Don’t let idea voodoo cloud your vision as to what is possible.  Embracing a growth mindset can put you in a better position to lead change in your classroom, school, district, or organization.  This is only half the battle though. Don’t assume that just because you are open to new ideas that everyone else is.  This is where the hard, and at times frustrating, work comes in. The real challenge of change is getting the resistance to embrace and implement your idea(s). So what makes a great idea that others will embrace and take some calculated risk to implement? Great ideas are:


Innovative: here are so many words associated with innovation.  Some popular ones include new, change, transformation, improvement, better, and success. Innovation to me, in an educational context, is creating, implementing, and sustaining transformative ideas that instill awe to improve learning. Fresh Ideas are needed that take into account dramatic changes in society, technology, and learner needs.  New is not necessarily better. That is why innovative ideas must focus on improving existing culture.

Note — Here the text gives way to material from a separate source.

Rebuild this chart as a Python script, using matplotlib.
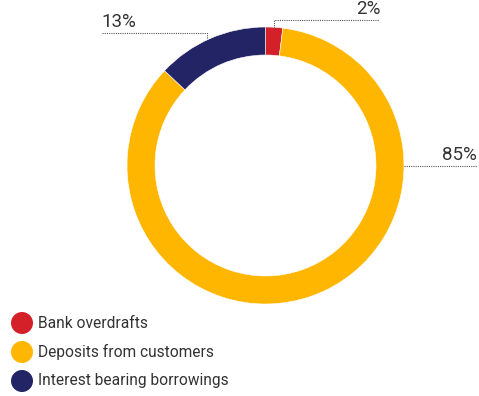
import matplotlib.pyplot as plt
from matplotlib.patches import Circle

plt.rcParams['font.family'] = ['Roboto', 'DejaVu Sans']

categories = ['Bank overdrafts', 'Deposits from customers', 'Interest bearing borrowings']
shares = [2, 85, 13]
labels = ['2%', '85%', '13%']
colors = ['#D42129', '#FFB600', '#232465']

W, H = 479, 396
fig = plt.figure(figsize=(W / 100, H / 100), dpi=100)
ax = fig.add_axes([0, 0, 1, 1])

# donut, drawn clockwise from 12 o'clock (y axis is flipped, so counterclock=True)
cx, cy, r = 265.5, 165.5, 138.5
ax.pie(shares, colors=colors, center=(cx, cy), radius=r, startangle=-90,
       counterclock=True, frame=True,
       wedgeprops=dict(width=28, edgecolor='white', linewidth=0.4))
ax.set_xlim(0, W)
ax.set_ylim(H, 0)
ax.set_aspect('equal')
ax.axis('off')

# leader lines
lead = dict(color='#555555', lw=0.8, ls=(0, (1, 1)))
ax.plot([274, 274, 379], [28, 20, 20], **lead)
ax.plot([207, 207, 102], [38, 33, 33], **lead)
ax.plot([404, 477], [166, 166], **lead)

txt = dict(fontsize=13.5, color='#333333')
ax.text(381, 18, labels[0], ha='right', va='bottom', **txt)
ax.text(477, 164, labels[1], ha='right', va='bottom', **txt)
ax.text(101, 31, labels[2], ha='left', va='bottom', **txt)

# legend
for i, (name, col) in enumerate(zip(categories, colors)):
    y = 323 + 29 * i
    ax.add_patch(Circle((22, y), 11, color=col, lw=0))
    ax.text(38, y, name, ha='left', va='center', fontsize=11.2, color='#333333')

fig.savefig('out.png', dpi=100)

Doable: This goes without saying.  Great ideas consider financial resources, time, and mandates. Doable ideas can be associated with lofty goals, but a meticulous effort on articulating the what, why, when, and how must occur to overcome fixed mindsets and an entrenched status quo. 

Energizing: If an idea doesn’t inspire or motivate someone to embrace different and better then it might just be a crumby idea. Great ideas should be energizing and create a buzz. When people believe that a change will lead to improved outcomes embracement is more likely. Initially this might not be the case. Coming up with great ideas is a start, but the differentiator is how the idea is rolled out. Energizing ideas bring an increased joy to learning and professional practice. They are also presented in ways that motivate and inspire.

Aligned: Great ideas should complement and then enhance what is already in place. This includes curriculum, standards, mandated assessments, and other elements associated with school/district culture.  They should also be aligned to research, evidence, and professional development. Take a critical lens to all ideas to ensure efficacy. 

Sustainable: If an idea fizzles out then it probably didn’t meet any or all criteria listed above. Great ideas lead to changes that become embedded into school culture and professional practice. They withstand the test of time and thus become the new normal way of doing business. 

Just because an idea sounds good doesn’t mean that it will lead to an improvement. It is time to weed out the bad and so-so ideas while striving to make good ideas great.